Problem 1: Configuration Space

  1. Imagine an arm moving in two dimensions with two joints, $\theta_1$ and $\theta_2$. What is the configuration space?
  2. Imagine a $1\mbox{m}$ diameter circular robot moving in a room with four walls, one at $x=0$, a second at $x=10$, a third at $y=0$ and a fourth at $y=10$. The robot's position is indexed at its center and it is omnidirectional (that is, it can move in any direction without turning). All these coordinates are in meters. What is the robot's configuration space?

Problem 2: Manual Motion Planning

The following problems will use the arm.py code. First we ask you to perform motion planning manually. This is surprisingly useful for understanding the robot’s degrees of freedom and what it can do. It is also noteable that manual motion planning is how the Canada Arm on the International Space Station is used today. They check each plan manually and tweak it by hand, because collisions between the arm and the station would be catistrophic.

  1. Move the arm from its start location to as close as possible to $x=8, y=0$ so that it does not collide with the circle. Describe how you had to move the arm in words (for example using words like clockwise and counter clockwise) and also submit four images showing the sequence of positions the arm went through.

Problem 3: Implementing the RRT

Implement the skeleton methods for a 2d RRT in python following this paper and rrt.py.

Use the RRT to find a motion plan for a 2d robot for the same point as above.

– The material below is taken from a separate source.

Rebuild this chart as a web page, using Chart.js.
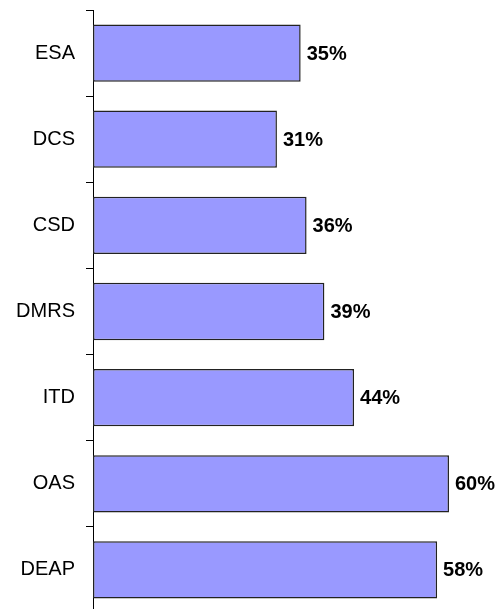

The ‘r’ key starts running the rrt to expand it, and then pressing ‘r’ again stops it from expanding.

  1. First run the RRT for a second or two. Describe in words what the RRT does, and submit four images showing its intermediate progress.
  2. Now run it for a long time, 10 or 20 seconds. Describe in words what the RRT does, and submit four images showing its intermediate progress.
  3. How does the motion of the robot with the RRT differ from your planned motion/ideal motion?
  4. How does the motion of the robot with the RRT when run for a short time differ from when run for a long time?

For this assignment, submit one PDF containing all writeups and images.